For decades, orchestral recordings enjoyed a place of pride in film music - both Bollywood and Hollywood.
The tracks of Hindi movies like Mother India (1957) and Mughal-e-Azam (1960), and Hollywood hits like Casablanca (1942), and the Star Trek series, among scores of others, are still highly regarded. But the '80s saw exponential growth in new technology, and as a result, film sounds started altering.
With synthesised sound taking over, musicians- who were part of live orchestras in films- were gradually shown the door.
"However, the trend seems to be reviving, with both Hollywood and Bollywood films increasingly opting for live sounds for their projects now," says Laurent Koppitz of Fame's Project, a one stop for orchestral recordings in Skopje, Macedonia.
He conducted a session titled, Recording With An Orchestra, at the Mumbai Film Festival (MFF) on October 17.
"It is mesmerising to hear an orchestra play.
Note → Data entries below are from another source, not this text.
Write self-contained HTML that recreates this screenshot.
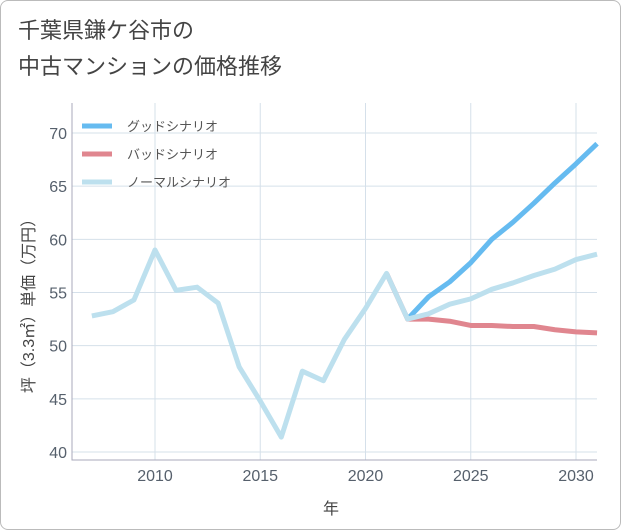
<!DOCTYPE html>
<html><head><meta charset="utf-8"><style>
body{margin:0;background:#fff;font-family:"Liberation Sans","Noto Sans CJK JP",sans-serif;}
#frame{position:absolute;left:0;top:0;width:619px;height:528px;border:1px solid #bbb;border-radius:8px;}
</style></head><body>
<div id="frame"></div>
<svg width="621" height="530" style="position:absolute;left:0;top:0" id="chart">
<text x="18" y="38" font-size="22" fill="#444">千葉県鎌ケ谷市の</text>
<text x="18" y="74" font-size="22" fill="#444">中古マンションの価格推移</text>
<g id="grid"></g><g id="series"></g><g id="axes"></g>
<text x="331" y="514" font-size="16" fill="#444" text-anchor="middle">年</text>
<text transform="translate(34,302) rotate(-90)" font-size="16" fill="#444" text-anchor="middle">坪（3.3㎡）単価（万円）</text>
<g>
<line x1="82" y1="126" x2="112" y2="126" stroke="#66bbf0" stroke-width="5"/>
<text x="127" y="131" font-size="13" fill="#555">グッドシナリオ</text>
<line x1="82" y1="154" x2="112" y2="154" stroke="#e0868f" stroke-width="5"/>
<text x="127" y="159" font-size="13" fill="#555">バッドシナリオ</text>
<line x1="82" y1="182" x2="112" y2="182" stroke="#bde0ee" stroke-width="5"/>
<text x="127" y="187" font-size="13" fill="#555">ノーマルシナリオ</text>
</g>
</svg>
<script>
const normalYears=[2007,2008,2009,2010,2011,2012,2013,2014,2015,2016,2017,2018,2019,2020,2021,2022,2023,2024,2025,2026,2027,2028,2029,2030,2031];
const normalValues=[52.8,53.2,54.3,59.0,55.2,55.5,54.0,48.0,44.8,41.4,47.6,46.7,50.6,53.5,56.8,52.5,53.0,53.9,54.4,55.3,55.9,56.6,57.2,58.1,58.6];
const goodYears=[2022,2023,2024,2025,2026,2027,2028,2029,2030,2031];
const goodValues=[52.5,54.6,56.0,57.8,60.0,61.6,63.4,65.3,67.1,69.0];
const badYears=[2021,2022,2023,2024,2025,2026,2027,2028,2029,2030,2031];
const badValues=[56.8,52.5,52.5,52.3,51.9,51.9,51.8,51.8,51.5,51.3,51.2];
const xTicks=[2010,2015,2020,2025,2030];
const yTicks=[40,45,50,55,60,65,70];
const X0=72,X1=597,Y0=103,Y1=460;
const x=v=>155+(v-2010)*21.05;
const y=v=>452-(v-40)*10.633;
const NS="http://www.w3.org/2000/svg";
function mk(t,a,p){const e=document.createElementNS(NS,t);for(const k in a)e.setAttribute(k,a[k]);p.appendChild(e);return e;}
const grid=document.getElementById('grid'),axes=document.getElementById('axes'),ser=document.getElementById('series');
xTicks.forEach(t=>{const l=mk('line',{x1:x(t),x2:x(t),y1:Y0,y2:Y1,stroke:'#d5e0ea'},grid);


const tx=mk('text',{x:x(t),y:481,'font-size':16,fill:'#56606c','text-anchor':'middle'},axes);tx.textContent=t;

});
yTicks.forEach(t=>{const l=mk('line',{x1:X0,x2:X1,y1:y(t),y2:y(t),stroke:'#d5e0ea'},grid);


const tx=mk('text',{x:67,y:y(t)+6,'font-size':16,fill:'#56606c','text-anchor':'end'},axes);tx.textContent=t;

});
const ax=mk('path',{d:`M${X0},${Y0}V${Y1}H${X1}`,fill:'none',stroke:'#aab'},axes);


function line(xs,vs,c,n){const p=mk('polyline',{points:xs.map((v,i)=>x(v)+','+y(vs[i])).join(' '),fill:'none',stroke:c,'stroke-width':5,'stroke-linejoin':'round'},ser);

}
line(badYears,badValues,'#e0868f','bad-scenario-line');
line(goodYears,goodValues,'#66bbf0','good-scenario-line');
line(normalYears,normalValues,'#bde0ee','normal-scenario-line');
</script>
</body></html>
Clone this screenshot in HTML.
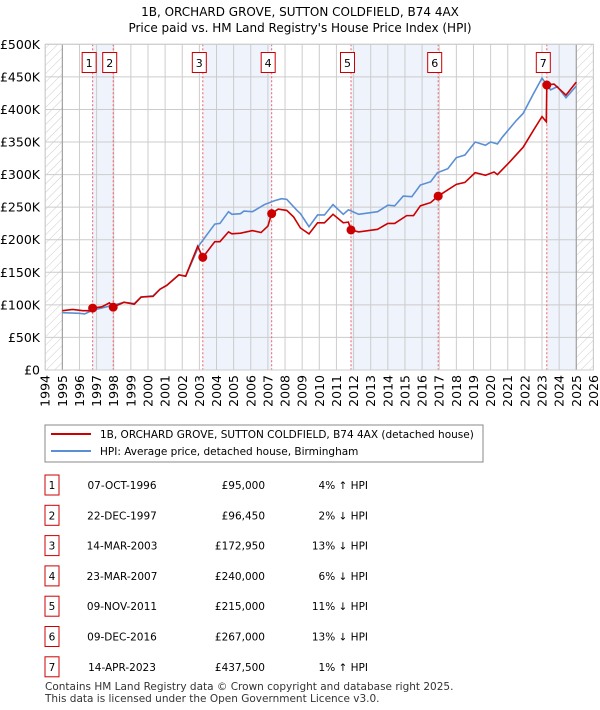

Several musicians coming together to make music always creates magic. Electronic music just can't match that. While synthesisers were the primary reason behind the edging out of orchestral music in films, I'm happy that a u-turn is on the horizon," says Koppitz.
The Internet, according to the music arranger, is another reason that facilitated the return of these recordings to a very large extent- apart from the demand for grander sound for films.
"Today, there is a possibility of getting some of the best orchestra players, without them even travelling to your city. So, for example, an orchestra can record for India in the morning and for Mexico in the afternoon, and then the recording can be shared," he explains.
Conducting at least 180 recordings a year for film projects around the world, Koppitz's studio has recorded some parts of the soundtrack of films like Dhoom:3 (2013) and Gunday.
"Our maximum business comes from Hollywood. Next, we are excited about working for a Chinese film," he informs, adding that while, on an average 40 to 80 musicians are employed, they have also conducted 150-strong musician orchestras for recordings.
But is it challenging to understand the sensibilities of films from different cultures for diverse recordings? The French orchestrator, who launched his studio in 2008, reveals that since music has one language, reading the notes is never a task.
"Every country has a different culture, but ultimately, it is the composer who has to tell us what he has in mind, and we just read and adapt to the sensibilities of the composer," he shares.
However, while things are looking up for film orchestral recordings, there is still a long way to go for them to match up to the popularity of electronic music, opines Koppitz.
"Projects are coming in and there is a growing interest, but there is still a struggle to create a space in the world of synthesisers and fake instruments. I feel a real musician will always add a little more to the soundtrack of a film. Now, it's just for more people to understand this," he says.